Der Kl (geb 1966) war seit 1.2.1990 bei der Bekl (im Bankensektor) beschäftigt. Das Arbeitsverhältnis endete während des Krankenstandes des Kl (vom 2.4.2013 bis 30.8.2014) am 24.7.2013 durch Entlassung. Dem vom Kl eingebrachten Klagebegehren, dass sein Arbeitsverhältnis zur Bekl mangels Entlassungsgrund über den 24.7.2013 hinaus aufrecht bestehe, wurde mit Urteil des Erstgerichts vom 13.7.2015 stattgegeben (nicht rechtskräftig). Die Bekl zog im Hinblick auf ihre – auf Grund des aufrechten Arbeitsverhältnisses bestehenden – Entgeltzahlungspflicht gem § 1155 ABGB ab September 2014 vom laufenden Arbeitsentgelt und den Sonderzahlungen monatlich € 3.000,– brutto ab, weil der Kl es spätestens ab dem Ende seines Krankenstandes absichtlich verabsäumt habe, eine adäquate Ersatzbeschäftigung aufzunehmen und sich aktiv zu bewerben. Gem § 1155 Abs 1 2. Halbsatz ABGB muss sich der AN auf das ihm gebührende Entgelt ua anrechnen lassen, was er zu erwerben absichtlich versäumt hat.214

Mit vorliegender Klage begehrt der Kl (unter Berücksichtigung seines Einkommens aus einer geringfügigen Beschäftigung) die Gehaltsdifferenzen für den Zeitraum 1.9.2014 bis 31.12.2016. Das Erstgericht gab dem Klagebegehren statt. Das Berufungsgericht gab der dagegen von der Bekl erhobenen Berufung hingegen teilweise Folge. Der OGH erachtete die vom Kl erhobene außerordentliche Revision für zulässig und berechtigt und stellte das Ersturteil in seiner Gesamtheit wieder her.
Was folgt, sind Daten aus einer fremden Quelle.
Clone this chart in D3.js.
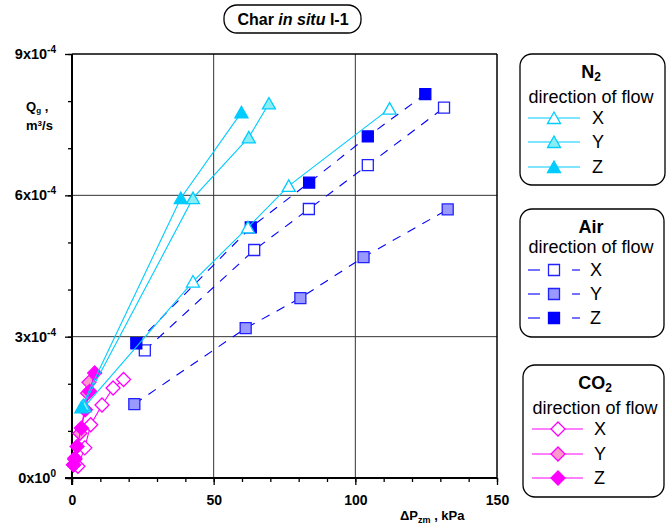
<!DOCTYPE html>
<html><head><meta charset="utf-8">
<script src="https://cdn.jsdelivr.net/npm/d3@7"></script>
<style>body{margin:0;background:#fff}svg{font-family:"Liberation Sans",Arial,sans-serif}</style>
</head><body><svg id="c" width="671" height="525"></svg>
<script>
// ---- data (ΔP in kPa, Q in m3/s) ----
const n2X_dP = [4.5, 42.7, 62.1, 76.5, 112.1];
const n2X_Q  = [1.52e-4, 4.17e-4, 5.32e-4, 6.20e-4, 7.84e-4];
const n2Y_dP = [4.0, 42.7, 62.4, 69.5];
const n2Y_Q  = [1.55e-4, 5.94e-4, 7.23e-4, 7.95e-4];
const n2Z_dP = [3.3, 38.4, 59.8];
const n2Z_Q  = [1.50e-4, 5.94e-4, 7.76e-4];

const airX_dP = [25.7, 64.3, 83.6, 104.4, 131.3];
const airX_Q  = [2.71e-4, 4.84e-4, 5.71e-4, 6.64e-4, 7.86e-4];
const airY_dP = [22.0, 61.3, 80.6, 102.9, 132.6];
const airY_Q  = [1.57e-4, 3.18e-4, 3.82e-4, 4.69e-4, 5.70e-4];
const airZ_dP = [22.7, 63.1, 83.7, 104.4, 124.7];
const airZ_Q  = [2.86e-4, 5.32e-4, 6.27e-4, 7.25e-4, 8.15e-4];

const co2X_dP = [2.1, 4.5, 6.6, 10.6, 14.5, 18.2];
const co2X_Q  = [0.25e-4, 0.64e-4, 1.13e-4, 1.55e-4, 1.91e-4, 2.09e-4];
const co2Y_dP = [0.5, 1.0, 2.8, 4.5, 5.5, 6.0];
const co2Y_Q  = [0.28e-4, 0.40e-4, 0.95e-4, 1.45e-4, 1.80e-4, 2.03e-4];
const co2Z_dP = [0.6, 1.0, 1.8, 3.3, 4.7, 6.2, 8.0];
const co2Z_Q  = [0.28e-4, 0.42e-4, 0.67e-4, 1.06e-4, 1.45e-4, 1.84e-4, 2.23e-4];

const xTicks = [0, 50, 100, 150];
const xTickLabels = ["0", "50", "100", "150"];
const yTicks = [0, 3e-4, 6e-4, 9e-4];
const yTickMantissa = ["0", "3", "6", "9"];
const yTickExponent = ["0", "-4", "-4", "-4"];
const directions = ["X", "Y", "Z"];

// ---- styles ----
const gasStyle = {
  N2:  {line: "#00CCFF", dash: null, shape: "tri",
        fills: ["#FFFFFF", "#88EEF4", "#00CCFF"], strokes: ["#00CCFF", "#00CCFF", "#00CCFF"]},
  Air: {line: "#0000FF", dash: "9,8", shape: "sq",
        fills: ["#FFFFFF", "#9999FF", "#0000FF"], strokes: ["#2222FF", "#2222FF", "#0000FF"]},
  CO2: {line: "#FF00FF", dash: null, shape: "dia",
        fills: ["#FFFFFF", "#FF99CC", "#FF00FF"], strokes: ["#FF00FF", "#FF00FF", "#FF00FF"]}
};
const shapes = {
  tri: "M0,-6 L6.5,5.5 L-6.5,5.5 Z",
  sq: "M-5.5,-5.5 H5.5 V5.5 H-5.5 Z",
  dia: "M0,-7 L7,0 L0,7 L-7,0 Z"
};

const series = [
  {gas: "CO2", dir: 0, dP: co2X_dP, Q: co2X_Q},
  {gas: "CO2", dir: 1, dP: co2Y_dP, Q: co2Y_Q},
  {gas: "CO2", dir: 2, dP: co2Z_dP, Q: co2Z_Q},
  {gas: "Air", dir: 0, dP: airX_dP, Q: airX_Q},
  {gas: "Air", dir: 1, dP: airY_dP, Q: airY_Q},
  {gas: "Air", dir: 2, dP: airZ_dP, Q: airZ_Q},
  {gas: "N2", dir: 0, dP: n2X_dP, Q: n2X_Q},
  {gas: "N2", dir: 1, dP: n2Y_dP, Q: n2Y_Q},
  {gas: "N2", dir: 2, dP: n2Z_dP, Q: n2Z_Q}
];

const svg = d3.select("#c");
const x = d3.scaleLinear().domain([0, 150]).range([72, 497]);
const y = d3.scaleLinear().domain([0, 9e-4]).range([478, 54]);

// grid
const grid = svg.append("g");
grid.selectAll("line.v").data([50, 100]).join("line")
  .attr("x1", d => x(d)).attr("x2", d => x(d)).attr("y1", y(0)).attr("y2", y(9e-4))
  .attr("stroke", "#333").attr("stroke-width", 1);
grid.selectAll("line.h").data([3e-4, 6e-4]).join("line").attr("class", "h")
  .attr("x1", x(0)).attr("x2", x(150)).attr("y1", d => y(d)).attr("y2", d => y(d))
  .attr("stroke", "#333").attr("stroke-width", 1);
// frame top/right
svg.append("line").attr("x1", x(0)).attr("x2", x(150)).attr("y1", y(9e-4)).attr("y2", y(9e-4))
  .attr("stroke", "#000").attr("stroke-width", 1.5);
svg.append("line").attr("x1", x(150)).attr("x2", x(150)).attr("y1", y(0)).attr("y2", y(9e-4))
  .attr("stroke", "#000").attr("stroke-width", 1.5);

// axes
const xMinor = d3.range(0, 151, 10);
const yMinor = d3.range(0, 9.01e-4, 1e-4);
const xAxisMinor = svg.append("g").attr("transform", `translate(0,${y(0)})`)
  .call(d3.axisBottom(x).tickValues(xMinor).tickSize(4).tickFormat(""));
const xAxis = svg.append("g").attr("transform", `translate(0,${y(0)})`)
  .call(d3.axisBottom(x).tickValues(xTicks).tickSize(7).tickPadding(10)
    .tickFormat((d, i) => xTickLabels[i]));
const yAxisMinor = svg.append("g").attr("transform", `translate(${x(0)},0)`)
  .call(d3.axisLeft(y).tickValues(yMinor).tickSize(4).tickFormat(""));
const yAxis = svg.append("g").attr("transform", `translate(${x(0)},0)`)
  .call(d3.axisLeft(y).tickValues(yTicks).tickSize(7).tickFormat(""));
[xAxisMinor, xAxis, yAxisMinor, yAxis].forEach(g => {
  g.select(".domain").remove();
  g.selectAll(".tick line").attr("stroke", "#000").attr("stroke-width", 1.3);
});
xAxis.selectAll("text").attr("font-size", 14).attr("font-weight", "bold").attr("fill", "#000")
  .attr("font-family", "Liberation Sans, Arial, sans-serif");
svg.append("line").attr("x1", x(0) - 7).attr("x2", x(150)).attr("y1", y(0)).attr("y2", y(0))
  .attr("stroke", "#000").attr("stroke-width", 2);
svg.append("line").attr("x1", x(0)).attr("x2", x(0)).attr("y1", y(0) + 7).attr("y2", y(9e-4))
  .attr("stroke", "#000").attr("stroke-width", 2);

// y tick labels with superscript
yTicks.forEach((v, i) => {
  const t = svg.append("text").attr("x", 56).attr("y", y(v) + 5).attr("text-anchor", "end")
    .attr("font-size", 14.5).attr("font-weight", "bold");
  t.append("tspan").text(yTickMantissa[i] + "x10");
  t.append("tspan").attr("dy", -6).attr("font-size", 10).text(yTickExponent[i]);
});

// axis titles
const yl = svg.append("text").attr("x", 26).attr("y", 111).attr("font-size", 13).attr("font-weight", "bold");
yl.append("tspan").text("Q");
yl.append("tspan").attr("dy", 2).attr("font-size", 8).text("g");
yl.append("tspan").attr("dy", -2).text(" ,");
const yl2 = svg.append("text").attr("x", 26).attr("y", 130).attr("font-size", 13).attr("font-weight", "bold");
yl2.append("tspan").text("m");
yl2.append("tspan").attr("dy", -4).attr("font-size", 8).text("3");
yl2.append("tspan").attr("dy", 4).text("/s");

const xl = svg.append("text").attr("x", 400).attr("y", 520).attr("font-size", 13).attr("font-weight", "bold");
xl.append("tspan").text("\u0394P");
xl.append("tspan").attr("dy", 3).attr("font-size", 9).text("zm");
xl.append("tspan").attr("dy", -3).text(" , kPa");

// title
svg.append("rect").attr("x", 224).attr("y", 5).attr("width", 137).attr("height", 28).attr("rx", 13)
  .attr("fill", "#fff").attr("stroke", "#000").attr("stroke-width", 1.3);
const tt = svg.append("text").attr("x", 293).attr("y", 25).attr("text-anchor", "middle")
  .attr("font-size", 16).attr("font-weight", "bold");
tt.append("tspan").text("Char ");
tt.append("tspan").attr("font-style", "italic").text("in situ");
tt.append("tspan").text(" I-1");

// series
const line = d3.line().x(d => x(d[0])).y(d => y(d[1]));
const plot = svg.append("g");
series.forEach(s => {
  const st = gasStyle[s.gas];
  const pts = s.dP.map((d, i) => [d, s.Q[i]]);
  plot.append("path").datum(pts).attr("d", line).attr("fill", "none")
    .attr("stroke", st.line).attr("stroke-width", 1.1)
    .attr("stroke-dasharray", st.dash);
  plot.selectAll(null).data(pts).join("path")
    .attr("d", shapes[st.shape])
    .attr("transform", d => `translate(${x(d[0])},${y(d[1])})`)
    .attr("fill", st.fills[s.dir]).attr("stroke", st.strokes[s.dir]).attr("stroke-width", 1.3);
});

// legends
const legends = [
  {gas: "N2", box: [520, 54, 145, 131], titleY: 78, subY: 103, cx: 591, rows: [118, 142, 167],
   lx: [528, 580], mx: 554, tx: 592},
  {gas: "Air", box: [520, 209, 144, 128], titleY: 233, subY: 253, cx: 591, rows: [270, 294, 318],
   lx: [528, 580], mx: 554, tx: 590},
  {gas: "CO2", box: [523, 365, 141, 132], titleY: 389, subY: 414, cx: 595, rows: [429, 454, 478],
   lx: [532, 583], mx: 558, tx: 594}
];
legends.forEach(L => {
  const st = gasStyle[L.gas];
  const g = svg.append("g");
  g.append("rect").attr("x", L.box[0]).attr("y", L.box[1]).attr("width", L.box[2]).attr("height", L.box[3])
    .attr("rx", 12).attr("fill", "#fff").attr("stroke", "#000").attr("stroke-width", 1.3);
  const t = g.append("text").attr("x", L.cx).attr("y", L.titleY).attr("text-anchor", "middle")
    .attr("font-size", 18).attr("font-weight", "bold");
  if (L.gas === "N2") { t.append("tspan").text("N"); t.append("tspan").attr("dy", 3).attr("font-size", 12).text("2"); }
  else if (L.gas === "CO2") { t.append("tspan").text("CO"); t.append("tspan").attr("dy", 3).attr("font-size", 12).text("2"); }
  else t.text("Air");
  g.append("text").attr("x", L.cx).attr("y", L.subY).attr("text-anchor", "middle")
    .attr("font-size", 18).text("direction of flow");
  directions.forEach((d, i) => {
    const yy = L.rows[i];
    if (st.dash) {
      g.append("line").attr("x1", L.lx[0]).attr("x2", L.lx[0] + 12).attr("y1", yy).attr("y2", yy)
        .attr("stroke", st.line).attr("stroke-width", 1.1);
      g.append("line").attr("x1", L.lx[1] - 8).attr("x2", L.lx[1]).attr("y1", yy).attr("y2", yy)
        .attr("stroke", st.line).attr("stroke-width", 1.1);
    } else {
      g.append("line").attr("x1", L.lx[0]).attr("x2", L.lx[1]).attr("y1", yy).attr("y2", yy)
        .attr("stroke", st.line).attr("stroke-width", 1.1);
    }
    g.append("path").attr("d", shapes[st.shape]).attr("transform", `translate(${L.mx},${yy})`)
      .attr("fill", st.fills[i]).attr("stroke", st.strokes[i]).attr("stroke-width", 1.3);
    g.append("text").attr("x", L.tx).attr("y", yy + 6).attr("font-size", 18).text(d);
  });
});
</script></body></html>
Ein absichtliches Versäumen iSd § 1155 Abs 1 1. HS ABGB liegt nicht erst vor, wenn der AN ein ihm konkret angebotenes zumutbares Vertragsanbot ausschlägt, um die Anrechnung zu verhindern, sondern bereits dann, wenn er keine Bemühungen anstellt, eine Zwischenarbeit zu finden, obwohl ihm bekannt sein muss, dass solche Bemühungen durchaus erfolgsversprechend sein können. Von einem absichtlichen Versäumen des Erwerbs ist daher auch dann auszugehen, wenn der AN in der Einschätzung aller Umstände, insb der Tatsache, dass er an seinem Arbeitsplatz keinesfalls benötigt wird, und bei Vorhandensein reeller Chancen keine Anstrengungen unternimmt, sich eine Ersatzbeschäftigung zu verschaffen, die ihm nach Treu und Glauben zumutbar ist und die seiner Qualifikation und seiner bisherigen Beschäftigung im Rahmen des Arbeitsvertrags entspricht.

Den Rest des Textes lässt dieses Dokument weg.